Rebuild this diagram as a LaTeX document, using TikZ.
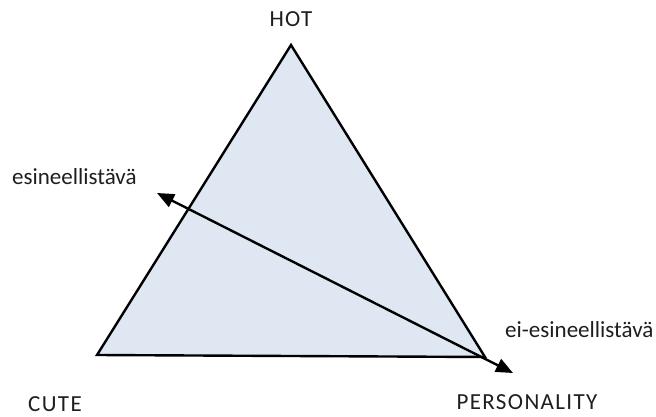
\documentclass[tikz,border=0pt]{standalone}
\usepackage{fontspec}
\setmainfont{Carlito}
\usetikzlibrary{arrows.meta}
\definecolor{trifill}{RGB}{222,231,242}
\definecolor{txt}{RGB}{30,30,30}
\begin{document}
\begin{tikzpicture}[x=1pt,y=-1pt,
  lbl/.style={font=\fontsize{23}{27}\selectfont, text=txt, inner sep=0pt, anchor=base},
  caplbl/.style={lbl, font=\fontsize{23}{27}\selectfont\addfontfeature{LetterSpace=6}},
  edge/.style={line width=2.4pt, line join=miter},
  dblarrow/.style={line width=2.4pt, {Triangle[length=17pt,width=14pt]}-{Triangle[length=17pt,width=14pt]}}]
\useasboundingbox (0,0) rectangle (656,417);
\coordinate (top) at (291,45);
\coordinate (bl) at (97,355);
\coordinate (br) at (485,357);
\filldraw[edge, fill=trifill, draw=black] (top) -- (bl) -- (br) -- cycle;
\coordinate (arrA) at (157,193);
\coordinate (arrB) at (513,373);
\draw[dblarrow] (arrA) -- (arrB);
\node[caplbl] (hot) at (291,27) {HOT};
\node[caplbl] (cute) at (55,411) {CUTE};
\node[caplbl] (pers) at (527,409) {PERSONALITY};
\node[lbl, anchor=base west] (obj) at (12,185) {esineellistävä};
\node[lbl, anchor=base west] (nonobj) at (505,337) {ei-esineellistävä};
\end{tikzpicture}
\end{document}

——

Repeat the material above in full and unchanged, minus its images.

__Written response__:
Rebuild this diagram as a LaTeX document, using TikZ.
\documentclass[tikz,border=0pt]{standalone}
\usepackage{fontspec}
\setmainfont{Carlito}
\usetikzlibrary{arrows.meta}
\definecolor{trifill}{RGB}{222,231,242}
\definecolor{txt}{RGB}{30,30,30}
\begin{document}
\begin{tikzpicture}[x=1pt,y=-1pt,
  lbl/.style={font=\fontsize{23}{27}\selectfont, text=txt, inner sep=0pt, anchor=base},
  caplbl/.style={lbl, font=\fontsize{23}{27}\selectfont\addfontfeature{LetterSpace=6}},
  edge/.style={line width=2.4pt, line join=miter},
  dblarrow/.style={line width=2.4pt, {Triangle[length=17pt,width=14pt]}-{Triangle[length=17pt,width=14pt]}}]
\useasboundingbox (0,0) rectangle (656,417);
\coordinate (top) at (291,45);
\coordinate (bl) at (97,355);
\coordinate (br) at (485,357);
\filldraw[edge, fill=trifill, draw=black] (top) -- (bl) -- (br) -- cycle;
\coordinate (arrA) at (157,193);
\coordinate (arrB) at (513,373);
\draw[dblarrow] (arrA) -- (arrB);
\node[caplbl] (hot) at (291,27) {HOT};
\node[caplbl] (cute) at (55,411) {CUTE};
\node[caplbl] (pers) at (527,409) {PERSONALITY};
\node[lbl, anchor=base west] (obj) at (12,185) {esineellistävä};
\node[lbl, anchor=base west] (nonobj) at (505,337) {ei-esineellistävä};
\end{tikzpicture}
\end{document}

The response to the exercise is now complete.